BEGIN
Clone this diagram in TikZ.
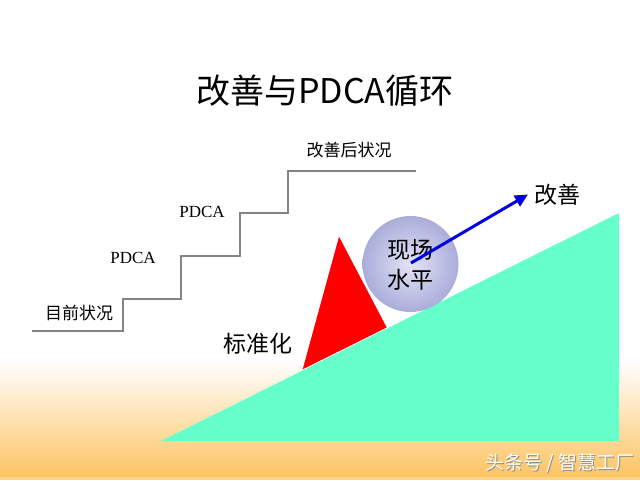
\documentclass[tikz,border=0pt]{standalone}
\usepackage{fontspec}
\setmainfont{Liberation Serif}
\newfontfamily\cjk{Noto Sans CJK SC}
\usetikzlibrary{arrows.meta}
\definecolor{bgorange}{HTML}{FCC463}
\definecolor{mintfill}{HTML}{66FFCC}
\definecolor{ballin}{HTML}{E4E4F6}
\definecolor{ballout}{HTML}{A9ADD9}
\definecolor{arrowblue}{HTML}{0000E0}
\definecolor{stairgray}{HTML}{858585}
\tikzset{
  lbl/.style={inner sep=0pt, font=\fontsize{17}{20}\selectfont},
  biglbl/.style={inner sep=0pt, font=\cjk\fontsize{23}{30}\selectfont},
  stairline/.style={draw=stairgray, line width=1.6pt},
  upArrow/.style={draw=arrowblue, line width=3pt, -{Triangle[length=13pt,width=12pt]}},
}
\begin{document}
\begin{tikzpicture}[x=1pt,y=-1pt]
\useasboundingbox (0,0) rectangle (640,480);
\fill[white] (0,0) rectangle (640,480);
\shade[top color=white,bottom color=bgorange] (0,360) rectangle (640,476.5);
\fill[bgorange!75!white] (0,476.5) rectangle (640,480);
% title
\node[inner sep=0pt, font=\cjk\fontsize{34}{38}\selectfont] (title) at (325,91) {改善与PDCA循环};
% staircase
\draw[stairline] (31.7,331) -| (123,299) -| (181,256) -| (240,213) -| (288,171) -- (416,171);
\node[lbl] (cur) at (79,313) {\cjk 目前状况};
\node[lbl] (p1) at (133,258) {PDCA};
\node[lbl] (p2) at (202,212) {PDCA};
\node[lbl] (after) at (349,150) {\cjk 改善后状况};
% slope
\fill[mintfill] (161,441) -- (619,441) -- (619,213) -- cycle;
% wedge
\fill[red] (302.7,369.3) -- (339,236.7) -- (386.7,327.5) -- cycle;
\node[biglbl] (std) at (258,344) {标准化};
% ball
\node[circle, minimum size=96pt, inner sep=0pt, shade, inner color=ballin, outer color=ballout] (ball) at (410.5,264) {};
\node[biglbl, align=center] (balltxt) at (410,265) {现场\\水平};
% arrow
\coordinate (as) at (411,263);
\node[biglbl] (imp) at (557,195) {改善};
\coordinate (ae) at (528,194.5);
\draw[upArrow] (as) -- (ae);
% watermark
\node[inner sep=0pt, font=\cjk\fontsize{19}{22}\selectfont, text=black!45] (wms) at (560.8,463.8) {头条号 / 智慧工厂};
\node[inner sep=0pt, font=\cjk\fontsize{19}{22}\selectfont, text=white!95!yellow] (wm) at (560,463) {头条号 / 智慧工厂};
\end{tikzpicture}
\end{document}
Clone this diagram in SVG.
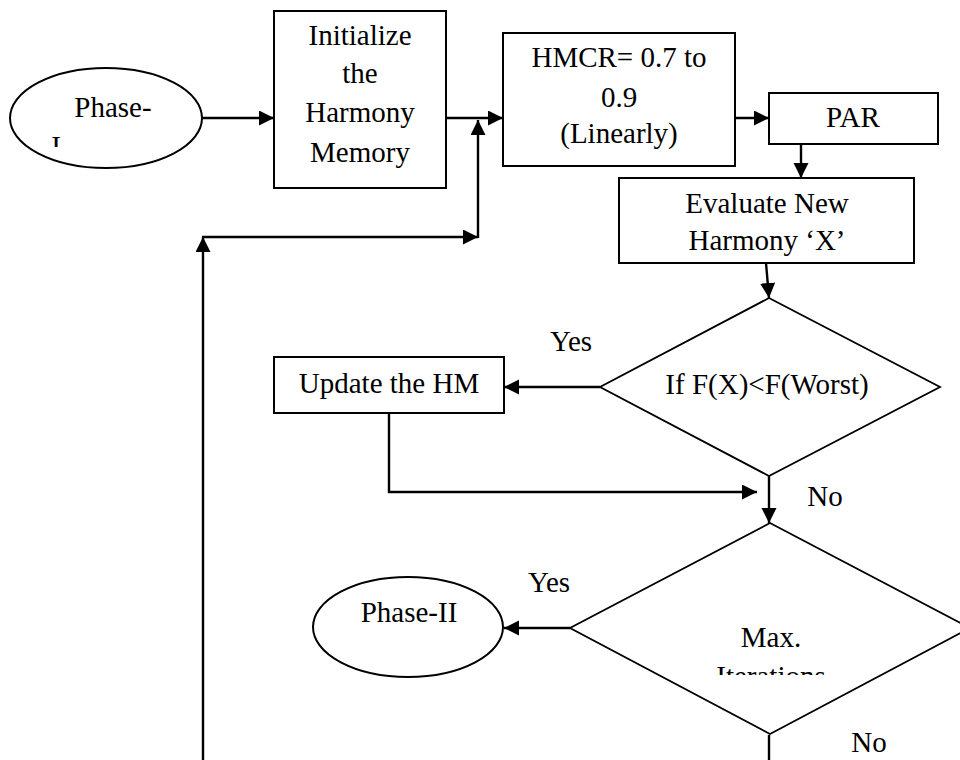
<svg xmlns="http://www.w3.org/2000/svg" width="960" height="760" viewBox="0 0 960 760">
<style>
text{font-family:"Liberation Serif","Times New Roman","DejaVu Serif",serif;font-size:29px;fill:#000;text-anchor:middle}
.box{fill:#fff;stroke:#000;stroke-width:2}
.dia{fill:#fff;stroke:#000;stroke-width:1.8}
.con{fill:none;stroke:#000;stroke-width:2.4}
</style>
<defs>
<marker id="ah" markerUnits="userSpaceOnUse" markerWidth="16" markerHeight="16" refX="15" refY="7.5" orient="auto">
<path d="M0,0 L15,7.5 L0,15 z" fill="#000"/>
</marker>
<clipPath id="clipP1"><rect x="0" y="0" width="300" height="147"/></clipPath>
<clipPath id="clipMax"><rect x="560" y="520" width="420" height="155"/></clipPath>
</defs>
<rect width="960" height="760" fill="#fff"/>
<g id="connectors">
<line class="con" x1="202" y1="118" x2="274" y2="118" marker-end="url(#ah)"/>
<line class="con" x1="446" y1="118" x2="503" y2="118" marker-end="url(#ah)"/>
<line class="con" x1="203" y1="760" x2="203" y2="237" marker-end="url(#ah)"/>
<line class="con" x1="202" y1="237" x2="478" y2="237" marker-end="url(#ah)"/>
<line class="con" x1="478" y1="238" x2="478" y2="120" marker-end="url(#ah)"/>
<line class="con" x1="735" y1="118" x2="769" y2="118" marker-end="url(#ah)"/>
<line class="con" x1="801" y1="144" x2="801" y2="178" marker-end="url(#ah)"/>
<line class="con" x1="766" y1="263" x2="769" y2="298" marker-end="url(#ah)"/>
<line class="con" x1="600" y1="387" x2="504" y2="387" marker-end="url(#ah)"/>
<polyline class="con" points="389,413 389,492 757,492" marker-end="url(#ah)"/>
<line class="con" x1="769" y1="476" x2="769" y2="523" marker-end="url(#ah)"/>
<line class="con" x1="570" y1="628" x2="504" y2="628" marker-end="url(#ah)"/>
<line class="con" x1="769" y1="735" x2="769" y2="760"/>
</g>
<g id="phase1">
<ellipse class="box" cx="106" cy="118" rx="96" ry="50"/>
<text x="113" y="117">Phase-</text>
<text x="56" y="156" clip-path="url(#clipP1)">I</text>
</g>
<g id="init">
<rect class="box" x="274" y="11" width="172" height="177"/>
<text x="360" y="45">Initialize</text>
<text x="360" y="83">the</text>
<text x="360" y="122">Harmony</text>
<text x="360" y="162">Memory</text>
</g>
<g id="hmcr">
<rect class="box" x="503" y="33" width="232" height="133"/>
<text x="619" y="67">HMCR= 0.7 to</text>
<text x="619" y="107">0.9</text>
<text x="619" y="143">(Linearly)</text>
</g>
<g id="par">
<rect class="box" x="769" y="93" width="169" height="51"/>
<text x="853" y="127">PAR</text>
</g>
<g id="evaluate">
<rect class="box" x="619" y="178" width="295" height="85"/>
<text x="767" y="213">Evaluate New</text>
<text x="767" y="250">Harmony ‘X’</text>
</g>
<g id="cond1">
<polygon class="dia" points="769,298 940,387 769,476 600,387"/>
<text x="767" y="394">If F(X)&lt;F(Worst)</text>
</g>
<g id="update">
<rect class="box" x="274" y="357" width="230" height="56"/>
<text x="389" y="393">Update the HM</text>
</g>
<g id="cond2">
<polygon class="dia" points="770,523 970,628 770,734 570,628"/>
<text x="771" y="647">Max.</text>
<text x="771" y="686" clip-path="url(#clipMax)">Iterations</text>
</g>
<g id="phase2">
<ellipse class="box" cx="408" cy="627" rx="95" ry="50"/>
<text x="409" y="622">Phase-II</text>
</g>
<g id="labels">
<text x="571" y="351">Yes</text>
<text x="549" y="592">Yes</text>
<text x="825" y="506">No</text>
<text x="869" y="752">No</text>
</g>
</svg>
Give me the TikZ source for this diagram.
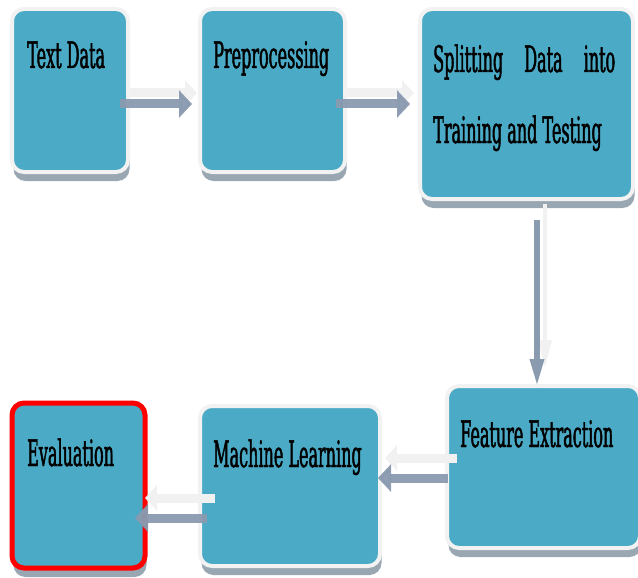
\documentclass[tikz,border=0pt]{standalone}
\usepackage{fontspec}
\newfontfamily\boxfont{DejaVu Serif}[FakeStretch=0.44,FakeBold=1.2]
\usetikzlibrary{shadows,arrows.meta,calc}
\definecolor{boxfill}{HTML}{4BAAC5}
\definecolor{boxedge}{HTML}{F2F2F2}
\definecolor{shadowc}{HTML}{8E9DAB}
\definecolor{arrowc}{HTML}{8A9AAF}
\definecolor{arrowlight}{HTML}{F1F1F1}
\definecolor{evalred}{HTML}{FF0000}
\begin{document}
\begin{tikzpicture}[x=1pt,y=-1pt,
  flowbox/.style={rectangle, rounded corners=12pt, fill=boxfill, draw=boxedge,
    line width=4pt, inner sep=0pt, outer sep=0pt,
    drop shadow={shadow xshift=1.5pt, shadow yshift=-9pt, fill=shadowc, opacity=0.9}},
  boxtext/.style={anchor=base west, inner sep=0pt, text=black,
    font=\boxfont\fontsize{36.4pt}{40pt}\selectfont},
  darkarrow/.style={draw=arrowc, line width=9pt, opacity=0.95,
    -{Triangle[width=27pt,length=13pt]}},
  lightarrow/.style={draw=arrowlight, line width=9pt,
    -{Triangle[width=25pt,length=12pt]}},
  darkvarrow/.style={draw=arrowc, line width=6pt,
    -{Triangle[width=13pt,length=28pt]}},
  lightvarrow/.style={draw=arrowlight, line width=4pt,
    -{Triangle[width=13pt,length=28pt]}}
]
\useasboundingbox (0,0) rectangle (638,578);

\node[flowbox, minimum width=116pt, minimum height=163pt] (A) at (70,90.5) {};
\node[flowbox, minimum width=145pt, minimum height=163pt] (B) at (272.5,90.5) {};
\node[flowbox, minimum width=213pt, minimum height=190pt] (C) at (526.5,104) {};
\node[flowbox, minimum width=193pt, minimum height=162pt] (D) at (543.5,467) {};
\node[flowbox, minimum width=180pt, minimum height=160pt] (E) at (290,486) {};
\node[flowbox, draw=evalred, line width=5pt, minimum width=133pt, minimum height=165pt] (F) at (78.5,485.5) {};

\node[boxtext] (t1) at (27,68) {Text Data};
\node[boxtext] (t2) at (213,68) {Preprocessing};
\node[boxtext] (t3) at (433,72) {\hbox to 182pt{Splitting\hfill Data\hfill into}};
\node[boxtext] (t4) at (433,143) {Training and Testing};
\node[boxtext] (t5) at (460,447) {Feature Extraction};
\node[boxtext] (t6) at (213,467) {Machine Learning};
\node[boxtext] (t7) at (27,466) {Evaluation};

% light (reflection) arrows
\draw[lightarrow] ([shift={(2,2.5)}]A.east) -- ([shift={(-3,2.5)}]B.west);
\draw[lightarrow] ([shift={(2,2.5)}]B.east) -- ([shift={(-6,-11)}]C.west);
\draw[lightvarrow] ([shift={(18.5,5)}]C.south) -- ([shift={(1.5,-18)}]D.north);
\draw[lightarrow] ([shift={(10,-9)}]D.west) -- ([shift={(5,-28)}]E.east);
\draw[lightarrow] ([shift={(15,12)}]E.west) -- ([shift={(0,12.5)}]F.east);

% dark arrows
\draw[darkarrow] ([shift={(-8,13.5)}]A.east) -- ([shift={(-8,13.5)}]B.west);
\draw[darkarrow] ([shift={(-9,13.5)}]B.east) -- ([shift={(-10,0)}]C.west);
\draw[darkvarrow] ([shift={(10.5,21)}]C.south) -- ([shift={(-6.5,1)}]D.north);
\draw[darkarrow] ([shift={(1,11)}]D.west) -- ([shift={(-2,-8)}]E.east);
\draw[darkarrow] ([shift={(7,32)}]E.west) -- ([shift={(-10,32.5)}]F.east);
\end{tikzpicture}
\end{document}
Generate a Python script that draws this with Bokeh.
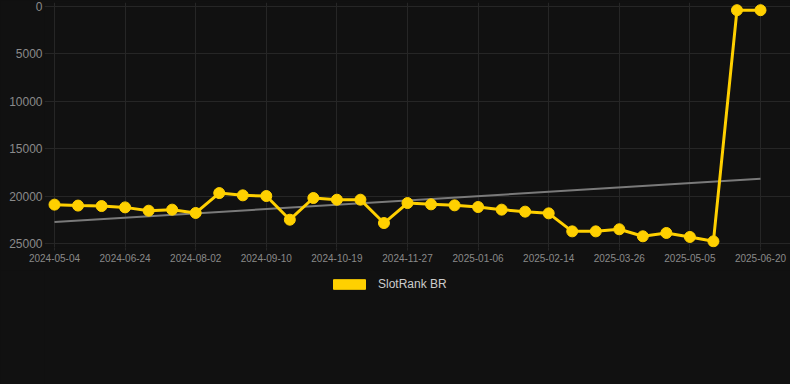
from bokeh.plotting import figure
from bokeh.layouts import column
from bokeh.models import (Range1d, FixedTicker, Legend, LegendItem,
                          ColumnDataSource, GlobalInlineStyleSheet)
from bokeh.embed import file_html
from bokeh.resources import INLINE

# ---- data ----
tick_labels = ["2024-05-04", "2024-06-24", "2024-08-02", "2024-09-10",
               "2024-10-19", "2024-11-27", "2025-01-06", "2025-02-14",
               "2025-03-26", "2025-05-05", "2025-06-20"]
rank_values = [20900, 21000, 21050, 21190, 21540, 21430, 21780, 19680,
               19920, 19990, 22490, 20200, 20380, 20380, 22840, 20730,
               20870, 20975, 21150, 21430, 21640, 21820, 23720, 23720,
               23500, 24240, 23890, 24310, 24770, 390, 390]
trend_values = [22740, 18180]
series_name = "SlotRank BR"
y_ticks = [0, 5000, 10000, 15000, 20000, 25000]

BG = "#111111"
GOLD = "#FFD000"
GRID = "#262626"
LABEL = "#8a8a8a"
FONT = "Liberation Sans"

n = len(rank_values)
xs = list(range(n))
tick_step = 3
tick_pos = [i * tick_step for i in range(len(tick_labels))]

p = figure(width=790, height=270, output_backend="svg",
           toolbar_location=None,
           x_range=Range1d(-0.425, 31.275), y_range=Range1d(25422, -422),
           min_border_left=44, min_border_right=0, min_border_top=2,
           min_border_bottom=23,
           background_fill_color=BG, border_fill_color=BG,
           outline_line_color=None)
p.stylesheets = [GlobalInlineStyleSheet(css="body{background:#111111;}")]

# trend line
p.line([xs[0], xs[-1]], trend_values, line_color="#7a7a7a", line_width=2)

# main series
src = ColumnDataSource(dict(x=xs, y=rank_values))
p.line("x", "y", source=src, line_color=GOLD, line_width=3)
p.scatter("x", "y", source=src, size=11, fill_color=GOLD, line_color=GOLD)

# axes
p.xaxis.ticker = FixedTicker(ticks=tick_pos)
p.xaxis.major_label_overrides = {tp: lab for tp, lab in zip(tick_pos, tick_labels)}
p.yaxis.ticker = FixedTicker(ticks=y_ticks)
for ax in (p.xaxis, p.yaxis):
    ax.axis_line_color = None
    ax.major_tick_line_color = GRID
    ax.minor_tick_line_color = None
    ax.major_label_text_color = LABEL
    ax.major_label_text_font = FONT
p.xaxis.major_tick_out = 3
p.xaxis.major_tick_in = 0
p.xaxis.major_label_standoff = 3
p.xaxis.major_label_text_font_size = "10px"
p.yaxis.major_tick_out = 0
p.yaxis.major_tick_in = 0
p.yaxis.major_label_standoff = 2
p.yaxis.major_label_text_font_size = "12px"

p.xgrid.grid_line_color = GRID
p.ygrid.grid_line_color = GRID

# ---- legend strip below the chart ----
q = figure(width=790, height=114, output_backend="svg", toolbar_location=None,
           x_range=Range1d(0, 1), y_range=Range1d(0, 1),
           x_axis_location=None, y_axis_location=None,
           min_border_left=0, min_border_right=0, min_border_top=0,
           min_border_bottom=0,
           background_fill_color=BG, border_fill_color=BG,
           outline_line_color=None)
q.xgrid.visible = False
q.ygrid.visible = False
nan = float("nan")
swatch = q.quad(left=[nan], right=[nan], top=[nan], bottom=[nan],
                fill_color=GOLD, line_color=GOLD)
legend = Legend(items=[LegendItem(label=series_name, renderers=[swatch])],
                orientation="horizontal", location=(285, 93),
                glyph_width=40, glyph_height=12,
                label_text_font=FONT, label_text_font_size="12px",
                label_text_color="#cccccc", label_standoff=9,
                background_fill_alpha=0, border_line_alpha=0,
                margin=0, padding=0)
q.add_layout(legend, "center")

layout = column(p, q, spacing=0)
open("out.html", "w").write(file_html(layout, INLINE))
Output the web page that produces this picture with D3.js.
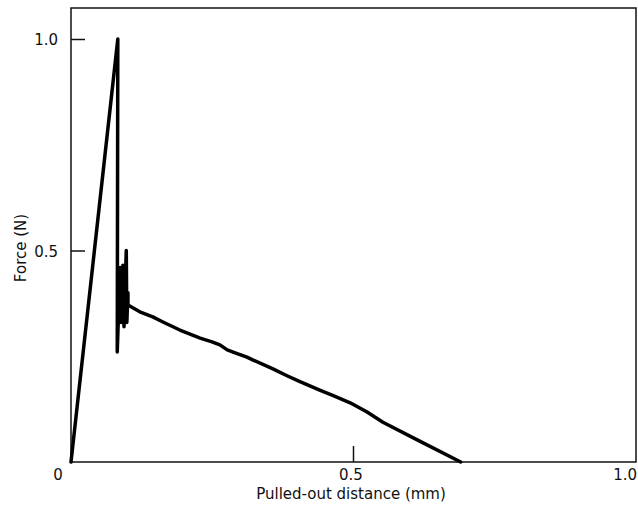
<!DOCTYPE html>
<html>
<head>
<meta charset="utf-8">
<script src="https://cdn.jsdelivr.net/npm/d3@7"></script>
<style>
  html, body { margin: 0; padding: 0; background: #fff; }
  svg { display: block; }
  text { font-family: "DejaVu Sans", "Liberation Sans", sans-serif; fill: #111; }
</style>
</head>
<body>
<div id="chart"></div>
<script>
// Pull-out test: force against pulled-out distance
const distance = [0, 0.083, 0.082, 0.087, 0.089, 0.092, 0.094, 0.098, 0.099, 0.101,
  0.101, 0.122, 0.145, 0.163, 0.193, 0.229, 0.250, 0.264, 0.277, 0.291, 0.312, 0.323,
  0.358, 0.383, 0.406, 0.441, 0.465, 0.495, 0.525, 0.553, 0.613, 0.691];
const force = [0, 1.0, 0.26, 0.46, 0.33, 0.465, 0.32, 0.50, 0.33, 0.40,
  0.371, 0.355, 0.343, 0.331, 0.312, 0.293, 0.284, 0.277, 0.265, 0.258, 0.248, 0.241,
  0.220, 0.204, 0.190, 0.170, 0.157, 0.140, 0.118, 0.094, 0.053, 0];

const xTickValues = [0, 0.5, 1.0];
const xTickLabels = ["0", "0.5", "1.0"];
const yTickValues = [0.5, 1.0];
const yTickLabels = ["0.5", "1.0"];
const xTitle = "Pulled-out distance (mm)";
const yTitle = "Force (N)";

const W = 638, H = 505;
const m = { left: 71, right: 635, top: 8, bottom: 462 };

const svg = d3.select("#chart").append("svg")
  .attr("width", W).attr("height", H);

const x = d3.scaleLinear().domain([0, 1]).range([m.left, m.right]);
const y = d3.scaleLinear().domain([0, 1]).range([m.bottom, 39]);

// frame
svg.append("rect")
  .attr("x", m.left).attr("y", m.top)
  .attr("width", m.right + 1 - m.left).attr("height", m.bottom - m.top)
  .attr("fill", "none").attr("stroke", "#111").attr("stroke-width", 1.5);

// inward ticks
const xAxis = d3.axisBottom(x).tickValues([0.5]).tickSize(-16).tickFormat("");
const gx = svg.append("g").attr("transform", `translate(0,${m.bottom})`).call(xAxis);
gx.select(".domain").remove();
gx.selectAll("line").attr("stroke", "#111").attr("stroke-width", 1.5);

const yAxis = d3.axisLeft(y).tickValues(yTickValues).tickSize(-14).tickFormat("");
const gy = svg.append("g").attr("transform", `translate(${m.left},0)`).call(yAxis);
gy.select(".domain").remove();
gy.selectAll("line").attr("stroke", "#111").attr("stroke-width", 1.5);

// tick labels: the corner "0" sits left of the origin, "1.0" ends at the frame edge
const xAnchors = ["middle", "middle", "end"];
const xOffsets = [-13, -2, 2];
svg.selectAll(".xlab").data(xTickValues).enter().append("text")
  .attr("class", "xlab")
  .attr("x", (d, i) => x(d) + xOffsets[i])
  .attr("y", 480)
  .attr("text-anchor", (d, i) => xAnchors[i])
  .attr("font-size", 15)
  .text((d, i) => xTickLabels[i]);

svg.selectAll(".ylab").data(yTickValues).enter().append("text")
  .attr("class", "ylab")
  .attr("x", 58)
  .attr("y", d => y(d) + 6)
  .attr("text-anchor", "end")
  .attr("font-size", 15)
  .text((d, i) => yTickLabels[i]);

// axis titles
svg.append("text")
  .attr("x", 351).attr("y", 499)
  .attr("text-anchor", "middle")
  .attr("font-size", 15)
  .text(xTitle);

svg.append("text")
  .attr("transform", "translate(26,248) rotate(-90)")
  .attr("text-anchor", "middle")
  .attr("font-size", 15)
  .text(yTitle);

// force curve
const pts = distance.map((d, i) => [d, force[i]]);
svg.append("path")
  .datum(pts)
  .attr("d", d3.line().x(d => x(d[0])).y(d => y(d[1])))
  .attr("fill", "none")
  .attr("stroke", "#000")
  .attr("stroke-width", 3.5)
  .attr("stroke-linejoin", "round")
  .attr("stroke-linecap", "round");
</script>
</body>
</html>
END
● TASK TO CARRY OUT:
Find every line that holds "diagram" and copy it.

● OUTPUT BELOW:
Clone this diagram in TikZ.
Clone this diagram in SVG.
Give me the TikZ source for this diagram.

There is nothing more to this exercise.